“Silencing to save your marriage won’t save your marriage.” ~Lisa Merlo-Booth
One of the most common complaints I hear from women is that they’re afraid to be honest with their spouse about conflict of any kind. They constantly walk on eggshells around their partner to avoid upsetting them. Some try convincing themselves that the best approach for a “happy” marriage is to go along to get along, while others say it’s exhausting and destroying their marriage. If you can relate, then you are not alone.
Are you in a relationship with someone who gets angry, defensive, or volatile when you attempt to discuss feelings, conflict, or requests? Do any of the sentiments below sound familiar?
• “I’m afraid to speak up.”
• “It doesn’t matter if I speak up; nothing will change.”
• “If I do say anything, it gets worse because now he’s mad, and then the kids feel his anger. It’s not worth it.”
• “Everything’s great as long as I don’t complain about anything.”
• “Speaking up never leaves me or them feeling any better. So why do it”?
• “If I try to hold my spouse accountable, s/he just spins it around on me, and then I’m apologizing for something I didn’t even do.”
• “I’m super unhappy in this relationship, but at least it’s better than being alone.”
Feeling afraid to speak to your partner makes your relationship unsafe. Your marriage should be the safest relationship in your life. Marriage should be your respite, not your straightjacket. Rather than being the person in your life you’re afraid of, your partner should be the safest person in your life—physically, sexually, emotionally— you should be the same for them. Trust, respect, and emotional intimacy are impossible when safety is not at the foundation. When your partner snaps, shuts down, blows up, or spins the blame onto you, you’re not going to be honest about your internal life (thoughts, feelings, fears, upsets, etc.). Over time, the lack of emotional connection and safety leaves you extremely resentful and unhappy.
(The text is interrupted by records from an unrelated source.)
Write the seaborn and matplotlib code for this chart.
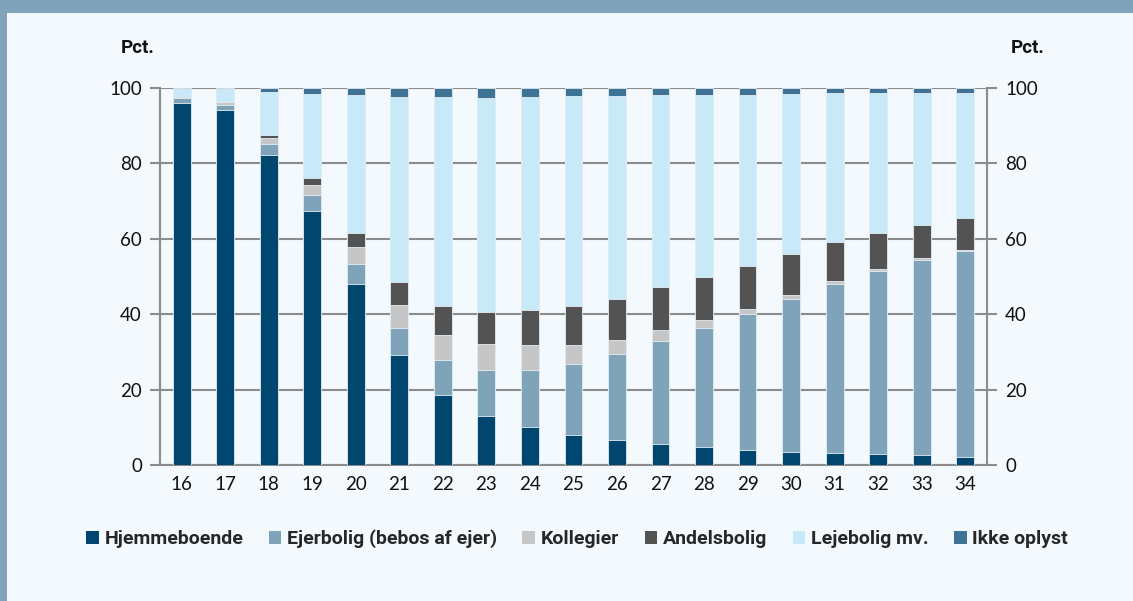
import numpy as np
import pandas as pd
import matplotlib
matplotlib.use("Agg")
import matplotlib.pyplot as plt
from matplotlib.patches import Patch, Rectangle
import seaborn as sns

# Age groups on the x axis
ages = [str(a) for a in range(16, 35)]

# Share (pct.) per housing type
hjemmeboende = [96.1, 94.2, 82.2, 67.4, 48.0, 29.1, 18.5, 13.0, 10.1, 8.0,
                6.6, 5.6, 4.8, 3.9, 3.4, 3.2, 2.9, 2.7, 2.2]
ejerbolig = [1.2, 1.3, 2.9, 4.2, 5.4, 7.2, 9.4, 12.1, 15.2, 18.9,
             22.9, 27.3, 31.5, 36.2, 40.7, 44.9, 48.5, 51.8, 54.5]
kollegier = [0.1, 0.7, 1.7, 2.8, 4.4, 6.1, 6.7, 6.9, 6.4, 4.8,
             3.7, 2.8, 2.2, 1.4, 0.9, 0.6, 0.5, 0.4, 0.4]
andelsbolig = [0.1, 0.1, 0.6, 1.6, 3.7, 6.1, 7.6, 8.5, 9.4, 10.4,
               10.9, 11.4, 11.4, 11.2, 11.0, 10.5, 9.7, 8.8, 8.5]
lejebolig = [2.3, 3.5, 11.6, 22.4, 36.6, 49.0, 55.3, 56.9, 56.4, 55.7,
             53.8, 51.0, 48.2, 45.4, 42.4, 39.4, 37.0, 34.9, 33.1]
ikke_oplyst = [0.2, 0.2, 1.0, 1.6, 1.9, 2.5, 2.5, 2.6, 2.5, 2.2,
               2.1, 1.9, 1.9, 1.9, 1.6, 1.4, 1.4, 1.4, 1.3]

series_names = ["Hjemmeboende", "Ejerbolig (bebos af ejer)", "Kollegier",
                "Andelsbolig", "Lejebolig mv.", "Ikke oplyst"]
series_values = [hjemmeboende, ejerbolig, kollegier, andelsbolig, lejebolig, ikke_oplyst]
colors = ["#00466E", "#7FA3B8", "#C6C6C6", "#535353", "#C7E9F8", "#3E7396"]

bg = "#F4F9FE"
frame = "#7FA3B8"
gridc = "#8C8C8C"

sns.set_style("white")
plt.rcParams["font.family"] = ["Lato", "DejaVu Sans"]
bold_font = ["Roboto", "DejaVu Sans"]

fig = plt.figure(figsize=(11.33, 6.01), dpi=100, facecolor=bg)
ax = fig.add_axes([0.1412, 0.2263, 0.7299, 0.6273])
ax.set_facecolor(bg)

# Frame: band on top and line on the left
fig.patches.append(Rectangle((0, 1 - 13 / 601), 1, 13 / 601, transform=fig.transFigure,
                             facecolor=frame, edgecolor="none", zorder=0))
fig.patches.append(Rectangle((0, 0), 7 / 1133, 1, transform=fig.transFigure,
                             facecolor=frame, edgecolor="none", zorder=0))

# Stacked bars: draw cumulative totals from the top layer down
df = pd.DataFrame({"age": ages})
cum = np.cumsum(np.array(series_values), axis=0)
for i in reversed(range(len(series_names))):
    df["val"] = cum[i]
    sns.barplot(data=df, x="age", y="val", color=colors[i], width=0.41,
                edgecolor="#E4EEF4", linewidth=0.6, saturation=1, ax=ax, zorder=3)

ax.set_xlim(-0.5, len(ages) - 0.5)
ax.set_ylim(0, 100)
ax.set_yticks([0, 20, 40, 60, 80, 100])
ax.set_xlabel("")
ax.set_ylabel("")
ax.grid(axis="y", color=gridc, linewidth=1.5, zorder=1)
ax.set_axisbelow(True)

for side in ["left", "right", "bottom"]:
    ax.spines[side].set_visible(True)
    ax.spines[side].set_color(gridc)
    ax.spines[side].set_linewidth(1.5)
ax.spines["top"].set_visible(False)

# x ticks sit between the groups
ax.set_xticks(np.arange(len(ages)), ages)
ax.set_xticks(np.arange(-0.5, len(ages) + 0.5, 1), minor=True)
ax.tick_params(axis="x", which="major", length=0, labelsize=13.5, pad=8, colors="#111111")
ax.tick_params(axis="x", which="minor", length=6, width=1.5, color=gridc, direction="out")
ax.tick_params(axis="y", length=7, width=1.5, color=gridc, labelsize=13.5,
               labelcolor="#111111", left=True, right=True, labelleft=True,
               labelright=True, pad=6)

fig.text(138 / 1133, 1 - 48 / 601, "Pct.", fontsize=13.5, fontweight="bold",
         family=bold_font, ha="center", va="center", color="#111111")
fig.text(1028 / 1133, 1 - 48 / 601, "Pct.", fontsize=13.5, fontweight="bold",
         family=bold_font, ha="center", va="center", color="#111111")

handles = [Patch(facecolor=c, edgecolor="none") for c in colors]
fig.legend(handles, series_names, loc="center", bbox_to_anchor=(577 / 1133, 1 - 539 / 601),
           ncol=6, frameon=False, handlelength=0.65, handleheight=0.65, handletextpad=0.3,
           columnspacing=1.3, prop={"weight": "bold", "size": 14, "family": bold_font})

fig.savefig("out.png", dpi=100, facecolor=bg)
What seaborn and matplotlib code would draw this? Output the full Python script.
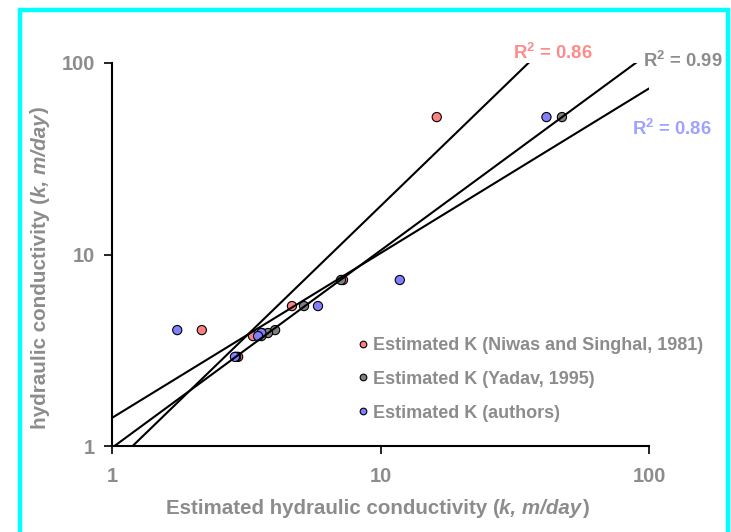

Constantly avoiding upsetting or angering your partner is impossible without losing yourself and weakening the relationship. Healthy relationships are honest relationships. You dare to talk about what’s going on for you—the good, the bad, and the ugly, as they say—while your partner dares to do the same. When you avoid having those conversations, the fallout of that avoidance often is the end of the relationship—figuratively or literally. Regardless of whether you choose to stay or go, silencing yourself to keep your partner from getting angry results in a hollow relationship at best. Over time, the longer you tip-toe, the more angry, resentful, and unhappy you become. Resentment and anger are a terrible combination for anyone to come home to and an even worse combination for you to carry around daily.
Challenge: Walking on eggshells around your partner comes at a tremendous cost to both you and your relationship. Don’t allow your partner’s emotional fragility to become your relationship straightjacket.